::: RECORD LIST :::

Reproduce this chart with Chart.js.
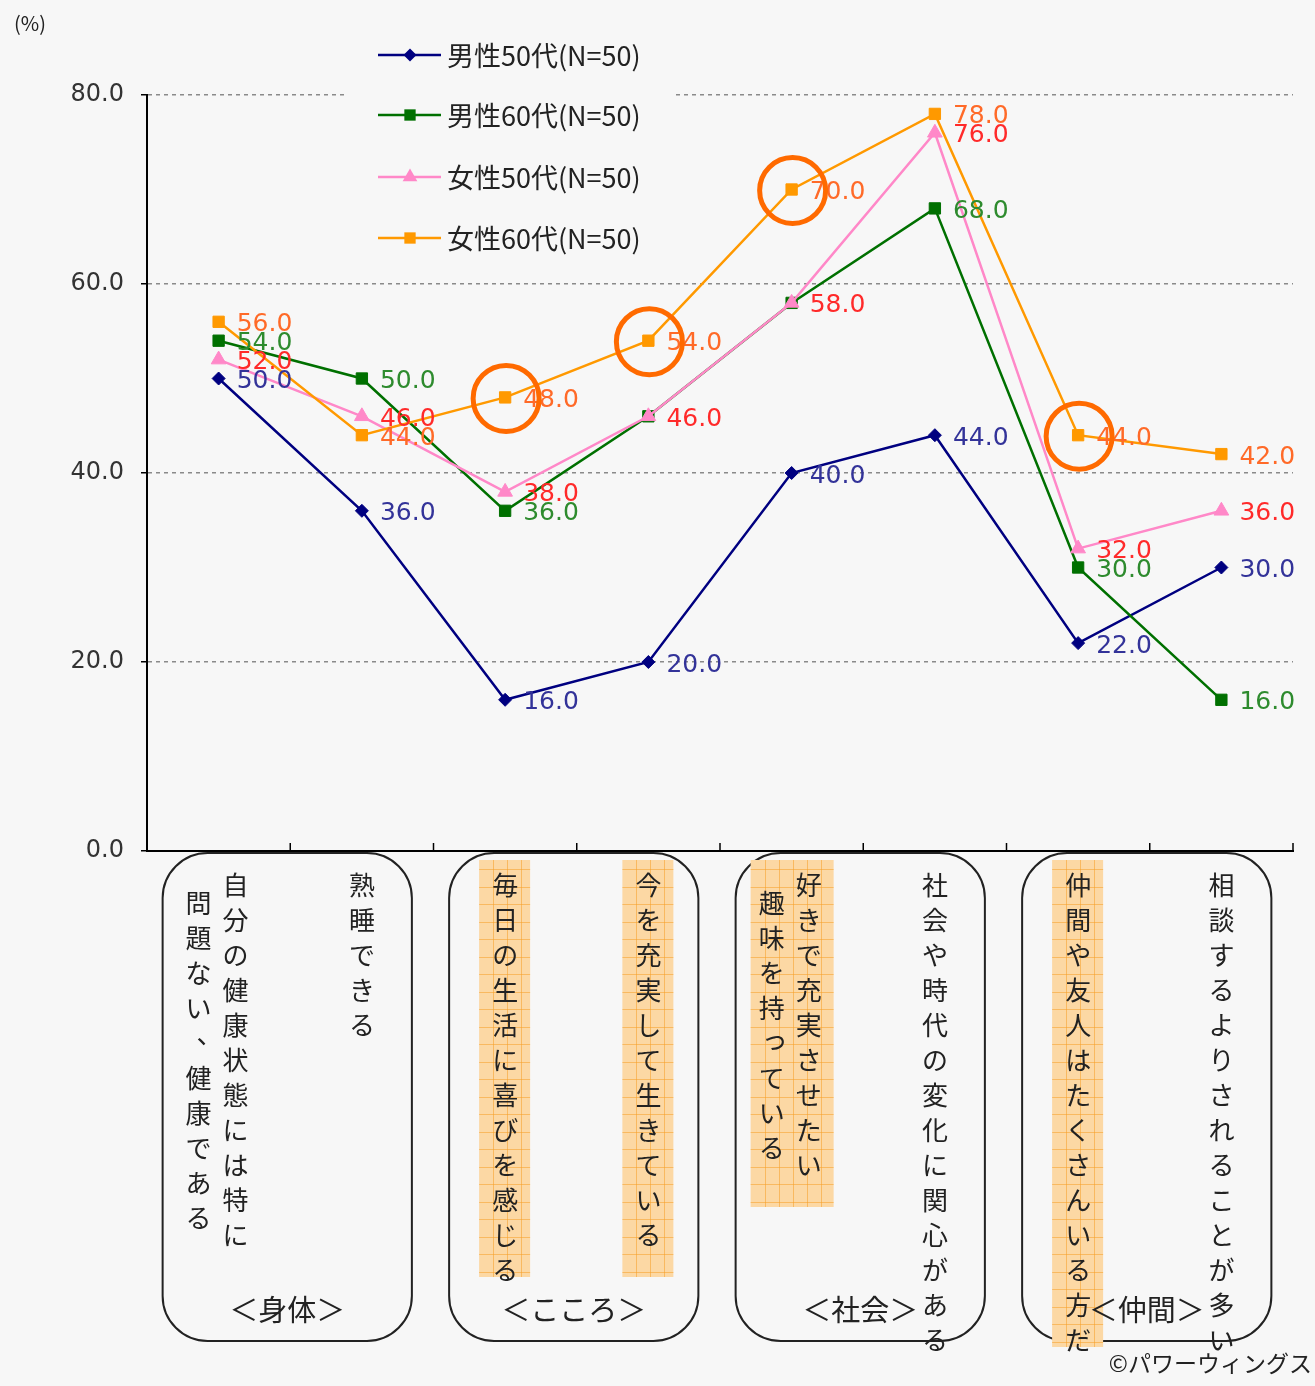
<!DOCTYPE html>
<html lang="ja">
<head>
<meta charset="utf-8">
<script src="https://cdn.jsdelivr.net/npm/chart.js@4.4.1/dist/chart.umd.min.js"></script>
<style>
    html, body { margin: 0; padding: 0; background: #f7f7f7; }
    #chart { display: block; background: #f7f7f7; }
</style>
</head>
<body>
<canvas id="chart" width="1315" height="1386"></canvas>
<script>
// vertical label columns for each item (right column first)
const categoryLines = [
    ["自分の健康状態には特に", "問題ない、健康である"],
    ["熟睡できる"],
    ["毎日の生活に喜びを感じる"],
    ["今を充実して生きている"],
    ["好きで充実させたい", "趣味を持っている"],
    ["社会や時代の変化に関心がある"],
    ["仲間や友人はたくさんいる方だ"],
    ["相談するよりされることが多い"]
];
const categories = categoryLines.map(cols => cols.join(""));
const groupNames = ["＜身体＞", "＜こころ＞", "＜社会＞", "＜仲間＞"];
const highlighted = [2, 3, 4, 6];

const seriesNames = ["男性50代(N=50)", "男性60代(N=50)", "女性50代(N=50)", "女性60代(N=50)"];
const male50 = [50.0, 36.0, 16.0, 20.0, 40.0, 44.0, 22.0, 30.0];
const male60 = [54.0, 50.0, 36.0, 46.0, 58.0, 68.0, 30.0, 16.0];
const female50 = [52.0, 46.0, 38.0, 46.0, 58.0, 76.0, 32.0, 36.0];
const female60 = [56.0, 44.0, 48.0, 54.0, 70.0, 78.0, 44.0, 42.0];
const circledPoints = [2, 3, 4, 6]; // on 女性60代

const lineColors = ['#000080', '#007000', '#ff88c8', '#ff9900'];
const labelColors = ['#333399', '#2e8b2e', '#ff2a2a', '#ff6a28'];
const pointStyles = ['rectRot', 'rect', 'triangle', 'rect'];
const pointSizes = [6.5, 8, 8.5, 8];

const FONT_JP = "'Noto Sans CJK JP', 'Noto Sans', sans-serif";
const FONT_NUM = "'DejaVu Sans', sans-serif";

function roundBox(ctx, x, y, w, h, r) {
    ctx.beginPath();
    ctx.moveTo(x + r, y);
    ctx.arcTo(x + w, y, x + w, y + h, r);
    ctx.arcTo(x + w, y + h, x, y + h, r);
    ctx.arcTo(x, y + h, x, y, r);
    ctx.arcTo(x, y, x + w, y, r);
    ctx.closePath();
}

function drawVertical(ctx, text, x, y0) {
    [...text].forEach((ch, k) => {
        let dx = 0, dy = 0;
        if ('、。'.includes(ch)) { dx = 11; dy = -9; }
        if ('っゃゅょ'.includes(ch)) { dx = 3; dy = -4; }
        ctx.fillText(ch, x + dx, y0 + k * 35 + dy);
    });
}

const decor = {
    id: 'decor',
    afterDatasetsDraw(chart) {
        const ctx = chart.ctx;
        ctx.save();
        // value labels, skip ones hidden under a later series with the same value
        ctx.font = '25px ' + FONT_NUM;
        ctx.textAlign = 'left';
        ctx.textBaseline = 'middle';
        chart.data.datasets.forEach((ds, d) => {
            const meta = chart.getDatasetMeta(d);
            ds.data.forEach((v, i) => {
                const covered = chart.data.datasets.some((o, k) => k > d && o.data[i] === v);
                if (covered) return;
                const pt = meta.data[i];
                ctx.fillStyle = labelColors[d];
                ctx.fillText(v.toFixed(1), pt.x + 18, pt.y + 3);
            });
        });
        // orange rings
        const meta = chart.getDatasetMeta(3);
        ctx.strokeStyle = '#ff6a00';
        ctx.lineWidth = 5;
        circledPoints.forEach(i => {
            const pt = meta.data[i];
            ctx.beginPath();
            ctx.arc(pt.x + 1, pt.y + 1, 33, 0, Math.PI * 2);
            ctx.stroke();
        });
        ctx.restore();
    },
    afterDraw(chart) {
        const ctx = chart.ctx;
        const xs = chart.scales.x;
        const area = chart.chartArea;
        const px = i => xs.getPixelForValue(i);
        const boxLeft = g => px(g * 2) - 56;
        const boxRight = g => px(g * 2 + 1) + 50;
        ctx.save();

        // unit
        ctx.fillStyle = '#222';
        ctx.font = '20px ' + FONT_JP;
        ctx.textAlign = 'left';
        ctx.textBaseline = 'middle';
        ctx.fillText('(%)', 14, 23);

        // category ticks pointing up
        ctx.strokeStyle = '#000';
        ctx.lineWidth = 1.5;
        for (let i = 1; i <= categories.length; i++) {
            const x = i < categories.length ? (px(i - 1) + px(i)) / 2 : area.right;
            ctx.beginPath();
            ctx.moveTo(x, area.bottom - 8);
            ctx.lineTo(x, area.bottom);
            ctx.stroke();
        }

        // group boxes
        ctx.strokeStyle = '#222';
        ctx.lineWidth = 2;
        groupNames.forEach((name, g) => {
            roundBox(ctx, boxLeft(g), 853, boxRight(g) - boxLeft(g), 488, 45);
            ctx.stroke();
        });

        // highlighted items: orange squared paper behind the text
        const colX = (i, c) => categoryLines[i].length === 1 ? px(i) : px(i) + (c === 0 ? 17 : -20);
        highlighted.forEach(i => {
            const xsCols = categoryLines[i].map((_, c) => colX(i, c));
            const n = Math.max(...categoryLines[i].map(t => t.length));
            const x0 = Math.min(...xsCols) - (xsCols.length > 1 ? 21 : 26);
            const x1 = Math.max(...xsCols) + 25;
            const y0 = 860;
            const h = Math.ceil(n / 2) * 70 - 3;
            ctx.fillStyle = '#fcd8a4';
            ctx.fillRect(x0, y0, x1 - x0, h);
            ctx.strokeStyle = 'rgba(245,160,40,0.55)';
            ctx.lineWidth = 1;
            ctx.beginPath();
            for (let x = x0 + 14; x < x1; x += 14) {
                ctx.moveTo(Math.round(x) + 0.5, y0);
                ctx.lineTo(Math.round(x) + 0.5, y0 + h);
            }
            for (let y = y0 + 9; y < y0 + h; y += 17.5) {
                ctx.moveTo(x0, Math.round(y) + 0.5);
                ctx.lineTo(x1, Math.round(y) + 0.5);
            }
            ctx.stroke();
        });

        // vertical item text
        ctx.fillStyle = '#222';
        ctx.font = '26px ' + FONT_JP;
        ctx.textAlign = 'center';
        ctx.textBaseline = 'middle';
        categoryLines.forEach((cols, i) => {
            cols.forEach((text, c) => {
                drawVertical(ctx, text, colX(i, c), 885 + (c === 0 ? 0 : 18));
            });
        });

        // group names
        ctx.font = '29px ' + FONT_JP;
        groupNames.forEach((name, g) => {
            ctx.fillText(name, (boxLeft(g) + boxRight(g)) / 2, 1310);
        });

        // legend
        ctx.fillStyle = '#f7f7f7';
        ctx.fillRect(346, 25, 330, 240);
        ctx.font = '27px ' + FONT_JP;
        ctx.textAlign = 'left';
        const rows = [55, 115, 177, 238];
        chart.data.datasets.forEach((ds, d) => {
            const y = rows[d];
            ctx.strokeStyle = lineColors[d];
            ctx.fillStyle = lineColors[d];
            ctx.lineWidth = 2.5;
            ctx.beginPath();
            ctx.moveTo(378, y);
            ctx.lineTo(441, y);
            ctx.stroke();
            Chart.helpers.drawPoint(ctx, {
                pointStyle: pointStyles[d], radius: pointSizes[d], rotation: 0, borderWidth: 0
            }, 410, y);
            ctx.fillStyle = '#222';
            ctx.fillText(ds.label, 447, y + 1);
        });

        // credit
        ctx.font = '23px ' + FONT_JP;
        ctx.textAlign = 'right';
        ctx.fillText('©パワーウィングス', 1312, 1363);
        ctx.restore();
    }
};

const seriesData = [male50, male60, female50, female60];

new Chart(document.getElementById('chart').getContext('2d'), {
    type: 'line',
    data: {
        labels: categories,
        datasets: seriesData.map((data, d) => ({
            label: seriesNames[d],
            data: data,
            borderColor: lineColors[d],
            backgroundColor: lineColors[d],
            pointBackgroundColor: lineColors[d],
            pointBorderColor: lineColors[d],
            pointBorderWidth: 1,
            pointStyle: pointStyles[d],
            pointRadius: pointSizes[d],
            borderWidth: 2.5,
            tension: 0,
            fill: false,
            order: seriesData.length - d
        }))
    },
    options: {
        responsive: false,
        animation: false,
        events: [],
        layout: { padding: { top: 95, right: 22, left: 0, bottom: 0 } },
        plugins: {
            legend: { display: false },
            tooltip: { enabled: false }
        },
        scales: {
            x: {
                offset: true,
                grid: { drawOnChartArea: false, drawTicks: false },
                border: { color: '#000', width: 2 },
                ticks: { display: false },
                afterFit: s => { s.height = 535; }
            },
            y: {
                min: 0,
                max: 80,
                ticks: {
                    stepSize: 20,
                    callback: v => v.toFixed(1),
                    color: '#333',
                    font: { family: FONT_NUM, size: 24 },
                    padding: 17
                },
                grid: {
                    color: c => (c.tick && c.tick.value === 0) ? 'rgba(0,0,0,0)' : '#8a8a8a',
                    lineWidth: 1.5,
                    tickColor: '#000',
                    tickLength: 6,
                    tickBorderDash: [1, 0]
                },
                border: { color: '#000', width: 2, dash: [4, 4] },
                afterFit: s => { s.width = 147; }
            }
        }
    },
    plugins: [decor]
});
</script>
</body>
</html>
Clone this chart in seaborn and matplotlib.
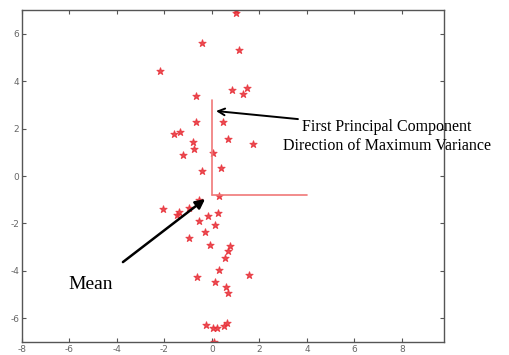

:::

**EXERCISE DESCRIPTION**:
Determine how many lines of the records above contain the word "this", and report only that number.

**FINAL RESULT**:
2